Although there’s no shortage of cold beverages available in the adjacent convenience store, a suitable place to enjoy them post-purchase can be hard to come by. In this case, a bit of creative repurposing in the midst of the Temple Street Night Market in Hong Kong’s Jordan neighborhood turns the nearest flat, off-the-street surface into a serviceable table (or bar) for one or two people. What would this look like if this informal space claim were to be formalized by the adjacent Circle K? What if one could order additional drinks or snacks from the store directly to this electrical transformer box? Could you remove anything from this current arrangement and still have it function as an improvised bar? What would you add, if you could, to make it function better in its improvised role?
Sporting a flower, this transformer box is a bit more whimsical than most of its siblings across Hong Kong – becomes a piece of “sympathetic infrastructure.” Simply by placing a few bottles of beer down on top of it, it is opened up to a much broader world of uses. Before, in its more focused and less visible role, it would likely only be noticed by people when it breaks, like Heidegger’s “present-at-hand” broken hammer.

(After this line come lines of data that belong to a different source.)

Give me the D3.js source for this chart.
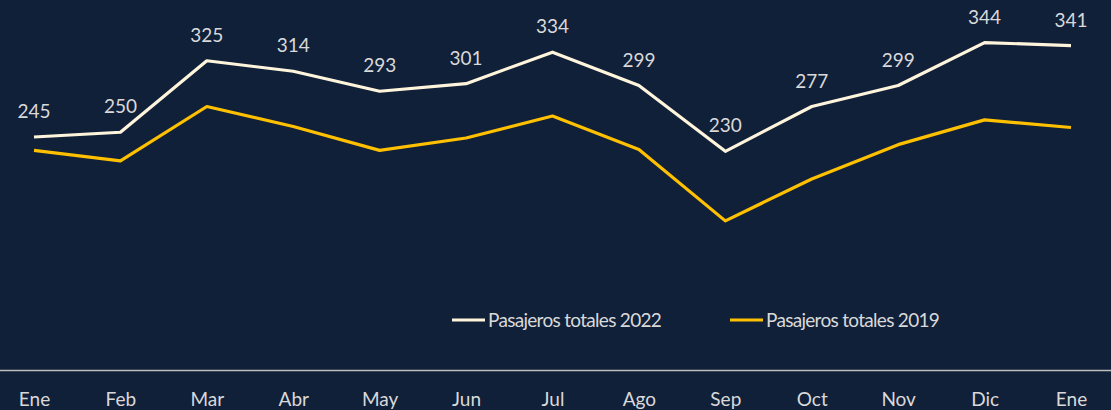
<!DOCTYPE html>
<html><head><meta charset="utf-8">
<script src="https://cdn.jsdelivr.net/npm/d3@7"></script>
<style>html,body{margin:0;padding:0;background:#112039;}svg{display:block;}</style>
</head><body>
<svg id="c" width="1111" height="410"></svg>
<script>
const months = ["Ene","Feb","Mar","Abr","May","Jun","Jul","Ago","Sep","Oct","Nov","Dic","Ene "];
const pax2022 = [245,250,325,314,293,301,334,299,230,277,299,344,341];
const pax2019 = [231,220,277,256,231,244,267,232,157,201,237,263,255];
const seriesNames = ["Pasajeros totales 2022","Pasajeros totales 2019"];

const W = 1111, H = 410;
const svg = d3.select("#c");
svg.append("rect").attr("width",W).attr("height",H).attr("fill","#112039");
const font = "Lato, 'Open Sans', sans-serif";

const x = d3.scalePoint().domain(d3.range(months.length)).range([34,1071]);
const y = d3.scaleLinear().domain([0,350]).range([370.5, 370.5-350*0.953]);

// axis
const ax = svg.append("g").attr("transform","translate(0,370.5)")
  .call(d3.axisBottom(x).tickSize(0).tickPadding(0).tickFormat(i=>months[i].trim()));
ax.select(".domain").attr("d","M0,0H1111").attr("stroke","#bfbfbf").attr("stroke-width",1.5);
ax.selectAll("text").attr("fill","#d9d9d9").attr("font-family",font).attr("font-size",19)
  .attr("dy",null).attr("y",35);

const line = d3.line().x((d,i)=>x(i)).y(d=>y(d));
svg.append("path").datum(pax2019).attr("d",line).attr("fill","none")
  .attr("stroke","#ffc000").attr("stroke-width",3.2).attr("stroke-linejoin","round");
svg.append("path").datum(pax2022).attr("d",line).attr("fill","none")
  .attr("stroke","#fff5dc").attr("stroke-width",3.2).attr("stroke-linejoin","round");

svg.append("g").selectAll("text").data(pax2022).join("text")
  .attr("x",(d,i)=>x(i)).attr("y",d=>y(d)-19)
  .attr("text-anchor","middle").attr("fill","#d9d9d9")
  .attr("font-family",font).attr("font-size",19).text(d=>d);

// legend
const legend = [{name:seriesNames[0],color:"#fff5dc",x:452},{name:seriesNames[1],color:"#ffc000",x:730}];
const lg = svg.append("g").selectAll("g").data(legend).join("g");
lg.append("line").attr("x1",d=>d.x).attr("x2",d=>d.x+33).attr("y1",320).attr("y2",320)
  .attr("stroke",d=>d.color).attr("stroke-width",3.2);
lg.append("text").attr("x",d=>d.x+36).attr("y",327).attr("fill","#d9d9d9")
  .attr("font-family",font).attr("font-size",19).attr("letter-spacing",-0.7).text(d=>d.name);
</script>
</body></html>
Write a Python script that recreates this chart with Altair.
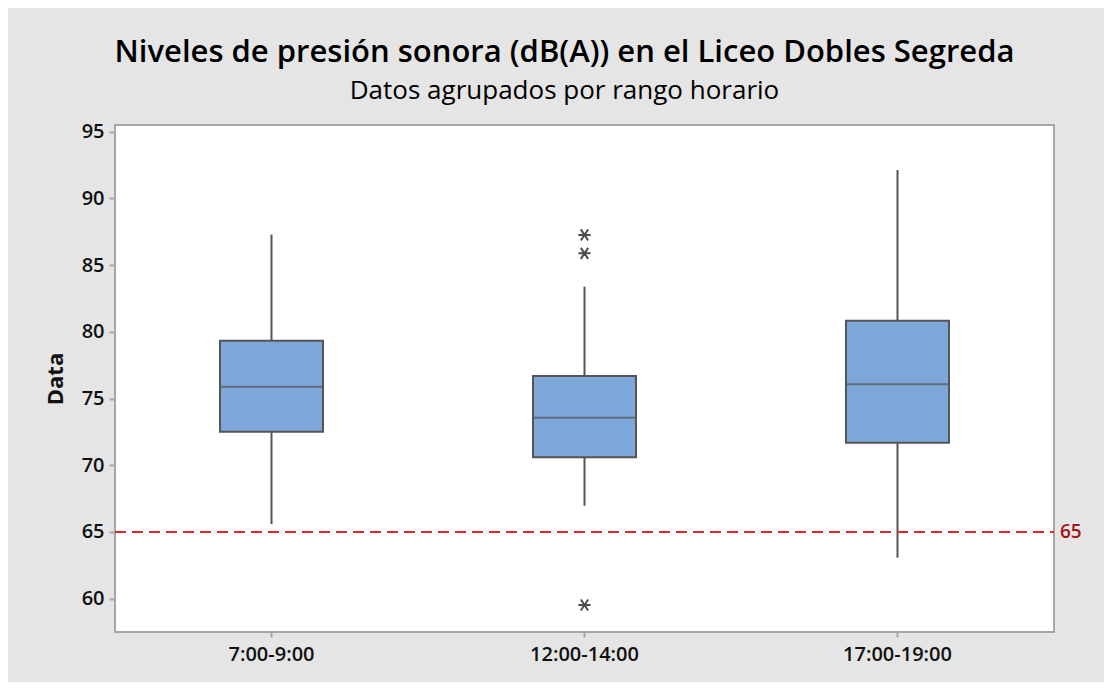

It is a powerful move to turn something that once simply occupied space on the sidewalk into something that generates its own vibrancy and adds to the street’s social life. While I’ve yet to encounter any of their benches “in the wild” , one more intentionally-designed bit of creative repurposing to accomplish this was done in 2018, when Zoey Chan, Jose Fu, Dickwai Lai, and Gary Chang created their “Part(k) of the City” project that turned the grey metal fences that hem in an increasing number of Hong Kong’s sidewalks into street-level seating that can double as a magazine/book rack.
Relatedly, for more examples of sympathetic infra – these coming from a city of 30 million in far western China that you’ve likely never heard of – click onwards. For more examples of some of the diverse lives of transformer boxes (these ones also sporting flowers on their sides), follow this way, to downtown Hanoi.
One thought on “Power bar”
This does remind me of a (now closed) craft beer shop on Hillwood Road that I visited the last time I was in Hong Kong four years ago. They had a narrow shopfront and no license to serve, but there are, of course, no restrictions on drinking a beer outside in Hong Kong. The shop placed a thin wooden plank in front of their window, attached a bottle opener on the exterior wall, and let customers know that you could always ask for a plastic cup if you wanted. Brilliant stuff.